On trouve donc régulièrement, dans les contes, des scènes d’habillage, de transformation, afin que les princesses deviennent aussi belles qu’elles doivent l’être.

On trouve ainsi dans les douze princesses (Jane Rey d’après les frères Grimm, les douze princesses, Gautier-Languereau, 1996) cette scène de préparatifs :
« Ouvrant placards et armoires, elles se vêtirent de lin, de dentelle et de soie brodée, de riche velours et de brocart. S’aidant les unes les autres, elles bouclèrent ou tressèrent leurs cheveux, mirent du rouge à leurs lèvres, se poudrèrent, prirent leurs éventails et chaussèrent leurs souliers neufs. »
Ces transformations sont parfois magiques.
« La fée dit alors à Cendrillon : Hé bien, voilà de quoi aller au Bal, n’es-tu pas bien aise ?
Oui, mais est-ce que j’irai comme cela avec mes vilains habits? Sa Marraine ne fit que la toucher avec sa baguette, et en même temps ses habits furent changés en des habits de drap d’or et d’argent tout chamarrés de pierreries ; elle lui donna ensuite une paire de pantoufles de verre, les plus jolies du monde. »
Cendrillon par Perrault
Et ces préparatifs ne sont pas juste « décoratifs ». Ils sont nécessaires pour que la princesse soit reconnue comme telle. En effet, c’est lorsqu’elle est luxueusement vêtue que le prince tombe amoureux d’elle et la voit comme une princesse.
Dans Peau d’âne :
Un jour le jeune Prince errant à l’aventure
De basse-cour en basse-cour,
Passa dans une allée obscure
Où de Peau d’Âne était l’humble séjour.
Par hasard il mit l’œil au trou de la serrure.
Comme il était fête ce jour,
Elle avait pris une riche parure
Et ses superbes vêtements
Qui, tissus de fin or et de gros diamants,
Égalaient du Soleil la clarté la plus pure.
Le Prince au gré de son désir
La contemple et ne peut qu’à peine,
En la voyant, reprendre haleine,
Tant il est comblé de plaisir.
Quels que soient les habits, la beauté du visage,
Son beau tour, sa vive blancheur,
Ses traits fins, sa jeune fraîcheur
Le touchent cent fois davantage ;
Mais un certain air de grandeur,
Plus encore une sage et modeste pudeur,
Des beautés de son âme assuré témoignage,
S’emparèrent de tout son cœur.
Ou dans Cendrillon :
Le fils du roi, qu’on alla avertir qu’il venait d’arriver une grande princesse qu’on ne connaissait point, courut la recevoir ; il lui donna la main à la descente du carrosse, et la mena dans la salle où était la compagnie.

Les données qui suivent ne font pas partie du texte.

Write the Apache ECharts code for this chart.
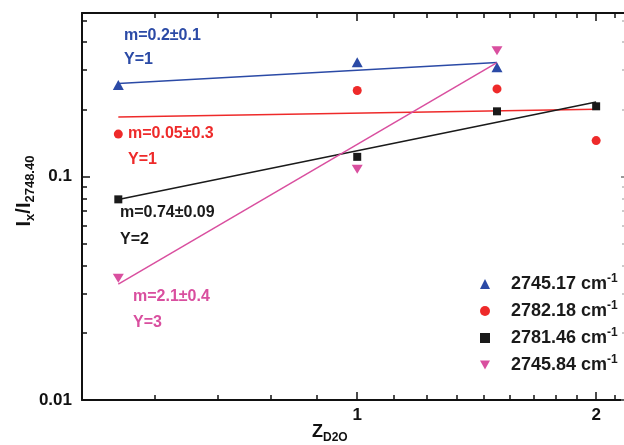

Il se fit alors un grand silence, on cessa de danser et les violons ne jouèrent plus, tant on était attentif à contempler les grandes beautés de cette inconnue. On n’entendait qu’un bruit confus : « Ah, qu’elle est belle ! » Le roi même, tout vieux qu’il était, ne laissait pas de la regarder, et de dire tout bas à la reine qu’il y avait longtemps qu’il n’avait vu une si belle et si aimable personne.
Et dans ce conte, ce n’est qu’à la condition qu’elle mette la pantoufle de verre (ou vair), objet précieux, que le prince la reconnaît et l’épouse.Dans Peau d’âne, c’est un anneau d’or qui sert de moyen de reconnaissance.

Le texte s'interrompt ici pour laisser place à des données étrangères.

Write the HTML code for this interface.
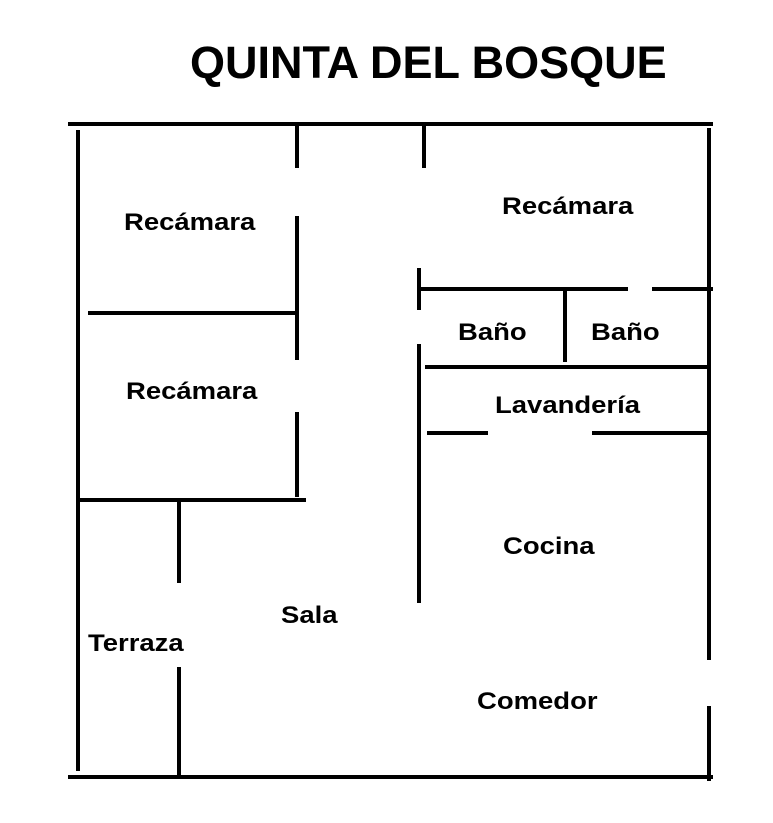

Dans Saint-Georges et le dragon (par Margaret Hodges et Trina Schart Hyman, Le Genevrier, 2014), la princesse accompagne le chevalier tout au long de sa quête, mais ce n’est qu’à la fin que son coeur fond de tendresse lorsqu’il la voit habillée avec luxe : « Una s’avança. Elle avait quitté son voile et son mantelet noir, elle était vêtue d’une robe blanche comme neige aux reflets argentés. Le chevalier ne l’avait jamais vue aussi ravissante. En contemplant l’éclat rayonnant de son visage, il sentit son coeur fondre de tendresse ».
Mais le regard du prince seul ne suffit pas, elle doit également être reconnue comme princesse par la cour. Cela explique l’importance du bal, où la princesse se fait admirer par tous, et où elle est reconnue comme princesse si ce n’était pas le cas jusque là. On le voit par exemple dans Peau d’âne ici illustré par Jean Claverie (Albin Michel Jeunesse, 2012) :

La beauté de la princesse attire le regard du prince. Mais elle peut aussi lui poser bien des ennuis ! C’est le cas de Blanche-Neige dont la beauté rend jalouse et furieuse sa belle-mère, ou de Peau d’âne, qui doit fuir le désir incestueux de son père.
« Dans tous les cas, c’est l’équation « jeune-fille = beauté = désir » qui est à l’origine de tous ses problèmes, de ses aventures, de sa trajectoire. » dit Pierre Péju.
Elle est en tout cas ce qui scellera son destin.